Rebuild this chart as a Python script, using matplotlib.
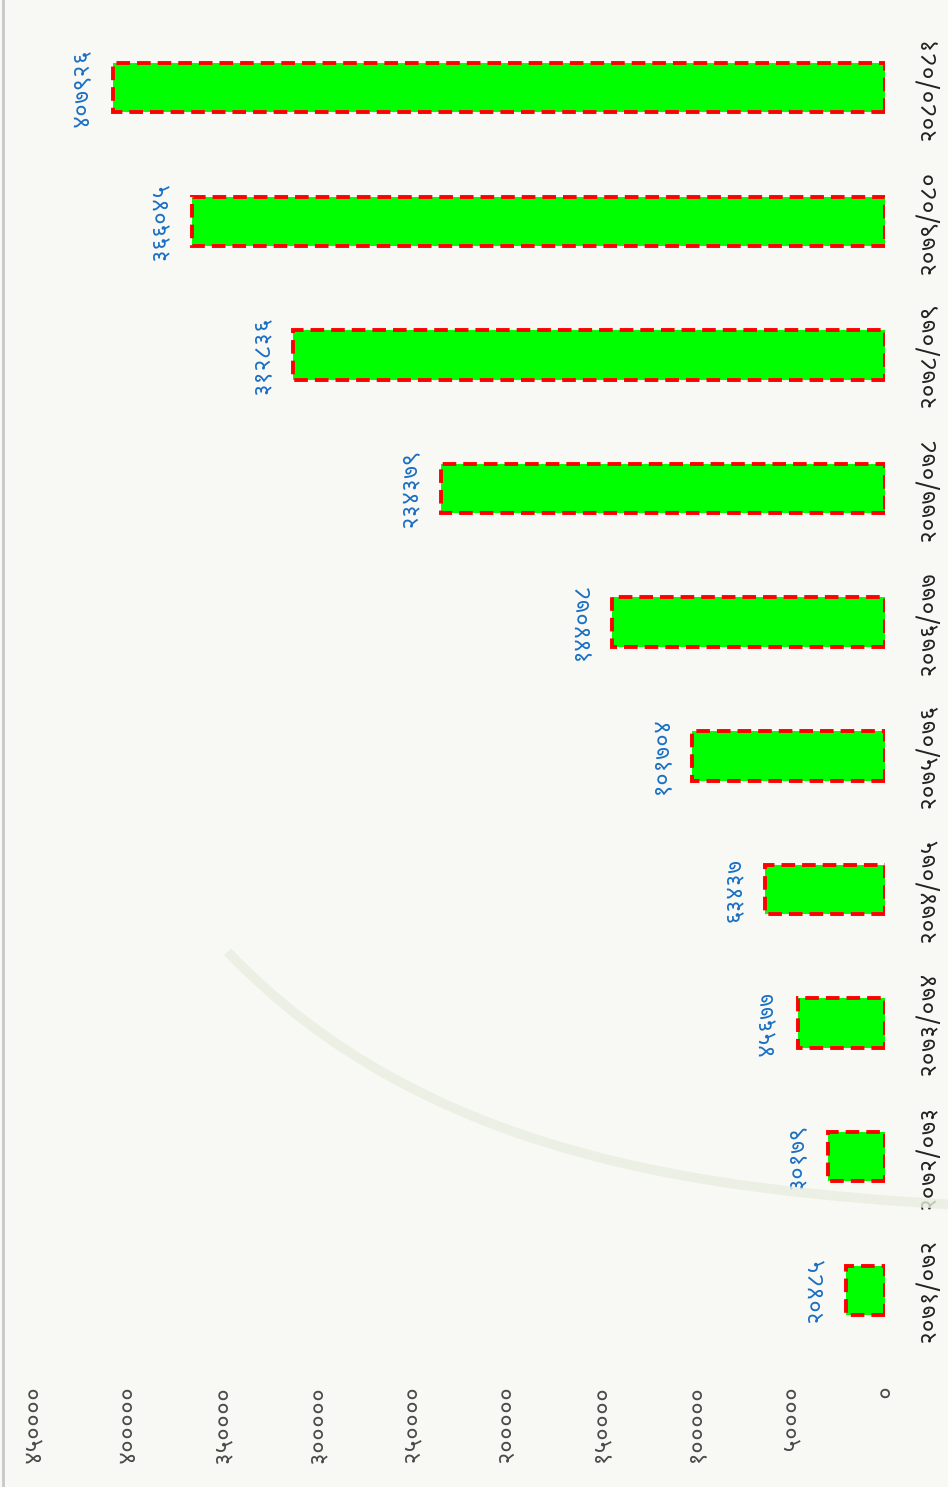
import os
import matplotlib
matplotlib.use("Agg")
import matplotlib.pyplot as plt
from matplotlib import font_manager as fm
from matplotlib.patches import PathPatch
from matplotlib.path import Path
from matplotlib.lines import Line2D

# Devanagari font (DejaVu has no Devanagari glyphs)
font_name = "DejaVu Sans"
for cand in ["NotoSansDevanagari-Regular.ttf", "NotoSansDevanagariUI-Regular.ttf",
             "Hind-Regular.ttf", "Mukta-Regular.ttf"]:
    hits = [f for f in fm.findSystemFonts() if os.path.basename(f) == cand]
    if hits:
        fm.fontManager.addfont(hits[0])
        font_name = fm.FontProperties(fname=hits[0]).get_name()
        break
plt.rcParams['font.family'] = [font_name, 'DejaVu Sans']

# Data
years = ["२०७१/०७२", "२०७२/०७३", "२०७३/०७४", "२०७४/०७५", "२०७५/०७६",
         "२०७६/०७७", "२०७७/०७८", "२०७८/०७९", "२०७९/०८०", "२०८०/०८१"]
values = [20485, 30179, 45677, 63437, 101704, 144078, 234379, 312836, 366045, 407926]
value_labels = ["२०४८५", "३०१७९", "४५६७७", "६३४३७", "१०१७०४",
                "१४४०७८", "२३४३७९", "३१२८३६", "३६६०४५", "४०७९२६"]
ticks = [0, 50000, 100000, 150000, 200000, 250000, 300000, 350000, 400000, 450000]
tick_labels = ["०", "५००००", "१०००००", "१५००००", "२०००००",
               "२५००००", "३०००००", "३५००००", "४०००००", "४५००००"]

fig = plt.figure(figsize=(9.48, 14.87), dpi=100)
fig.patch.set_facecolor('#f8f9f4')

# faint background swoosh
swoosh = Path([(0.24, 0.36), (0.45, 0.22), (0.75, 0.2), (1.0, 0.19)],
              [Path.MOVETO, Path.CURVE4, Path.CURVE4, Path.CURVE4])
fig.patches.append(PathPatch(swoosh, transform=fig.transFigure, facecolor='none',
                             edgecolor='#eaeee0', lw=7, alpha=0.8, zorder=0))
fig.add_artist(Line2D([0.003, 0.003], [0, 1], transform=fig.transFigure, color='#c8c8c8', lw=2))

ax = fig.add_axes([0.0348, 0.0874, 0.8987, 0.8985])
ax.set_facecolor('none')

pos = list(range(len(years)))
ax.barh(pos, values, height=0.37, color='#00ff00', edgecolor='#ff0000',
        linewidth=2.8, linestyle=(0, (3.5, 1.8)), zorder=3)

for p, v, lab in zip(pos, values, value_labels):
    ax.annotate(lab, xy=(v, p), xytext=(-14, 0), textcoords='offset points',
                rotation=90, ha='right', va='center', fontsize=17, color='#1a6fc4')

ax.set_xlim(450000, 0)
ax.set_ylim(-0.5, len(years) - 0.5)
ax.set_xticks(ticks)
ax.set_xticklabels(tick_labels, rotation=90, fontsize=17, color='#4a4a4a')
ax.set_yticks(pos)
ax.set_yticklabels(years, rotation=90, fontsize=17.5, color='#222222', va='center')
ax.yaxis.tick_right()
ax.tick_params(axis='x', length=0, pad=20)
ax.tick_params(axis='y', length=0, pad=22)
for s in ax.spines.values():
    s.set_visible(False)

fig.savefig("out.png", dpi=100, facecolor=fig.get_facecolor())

> **EXERCISE DETAILS**:
Copy each line in full and exactly, omitting any picture.

> **SOLVED PROBLEM**:
Rebuild this chart as a Python script, using matplotlib.
import os
import matplotlib
matplotlib.use("Agg")
import matplotlib.pyplot as plt
from matplotlib import font_manager as fm
from matplotlib.patches import PathPatch
from matplotlib.path import Path
from matplotlib.lines import Line2D

# Devanagari font (DejaVu has no Devanagari glyphs)
font_name = "DejaVu Sans"
for cand in ["NotoSansDevanagari-Regular.ttf", "NotoSansDevanagariUI-Regular.ttf",
             "Hind-Regular.ttf", "Mukta-Regular.ttf"]:
    hits = [f for f in fm.findSystemFonts() if os.path.basename(f) == cand]
    if hits:
        fm.fontManager.addfont(hits[0])
        font_name = fm.FontProperties(fname=hits[0]).get_name()
        break
plt.rcParams['font.family'] = [font_name, 'DejaVu Sans']

# Data
years = ["२०७१/०७२", "२०७२/०७३", "२०७३/०७४", "२०७४/०७५", "२०७५/०७६",
         "२०७६/०७७", "२०७७/०७८", "२०७८/०७९", "२०७९/०८०", "२०८०/०८१"]
values = [20485, 30179, 45677, 63437, 101704, 144078, 234379, 312836, 366045, 407926]
value_labels = ["२०४८५", "३०१७९", "४५६७७", "६३४३७", "१०१७०४",
                "१४४०७८", "२३४३७९", "३१२८३६", "३६६०४५", "४०७९२६"]
ticks = [0, 50000, 100000, 150000, 200000, 250000, 300000, 350000, 400000, 450000]
tick_labels = ["०", "५००००", "१०००००", "१५००००", "२०००००",
               "२५००००", "३०००००", "३५००००", "४०००००", "४५००००"]

fig = plt.figure(figsize=(9.48, 14.87), dpi=100)
fig.patch.set_facecolor('#f8f9f4')

# faint background swoosh
swoosh = Path([(0.24, 0.36), (0.45, 0.22), (0.75, 0.2), (1.0, 0.19)],
              [Path.MOVETO, Path.CURVE4, Path.CURVE4, Path.CURVE4])
fig.patches.append(PathPatch(swoosh, transform=fig.transFigure, facecolor='none',
                             edgecolor='#eaeee0', lw=7, alpha=0.8, zorder=0))
fig.add_artist(Line2D([0.003, 0.003], [0, 1], transform=fig.transFigure, color='#c8c8c8', lw=2))

ax = fig.add_axes([0.0348, 0.0874, 0.8987, 0.8985])
ax.set_facecolor('none')

pos = list(range(len(years)))
ax.barh(pos, values, height=0.37, color='#00ff00', edgecolor='#ff0000',
        linewidth=2.8, linestyle=(0, (3.5, 1.8)), zorder=3)

for p, v, lab in zip(pos, values, value_labels):
    ax.annotate(lab, xy=(v, p), xytext=(-14, 0), textcoords='offset points',
                rotation=90, ha='right', va='center', fontsize=17, color='#1a6fc4')

ax.set_xlim(450000, 0)
ax.set_ylim(-0.5, len(years) - 0.5)
ax.set_xticks(ticks)
ax.set_xticklabels(tick_labels, rotation=90, fontsize=17, color='#4a4a4a')
ax.set_yticks(pos)
ax.set_yticklabels(years, rotation=90, fontsize=17.5, color='#222222', va='center')
ax.yaxis.tick_right()
ax.tick_params(axis='x', length=0, pad=20)
ax.tick_params(axis='y', length=0, pad=22)
for s in ax.spines.values():
    s.set_visible(False)

fig.savefig("out.png", dpi=100, facecolor=fig.get_facecolor())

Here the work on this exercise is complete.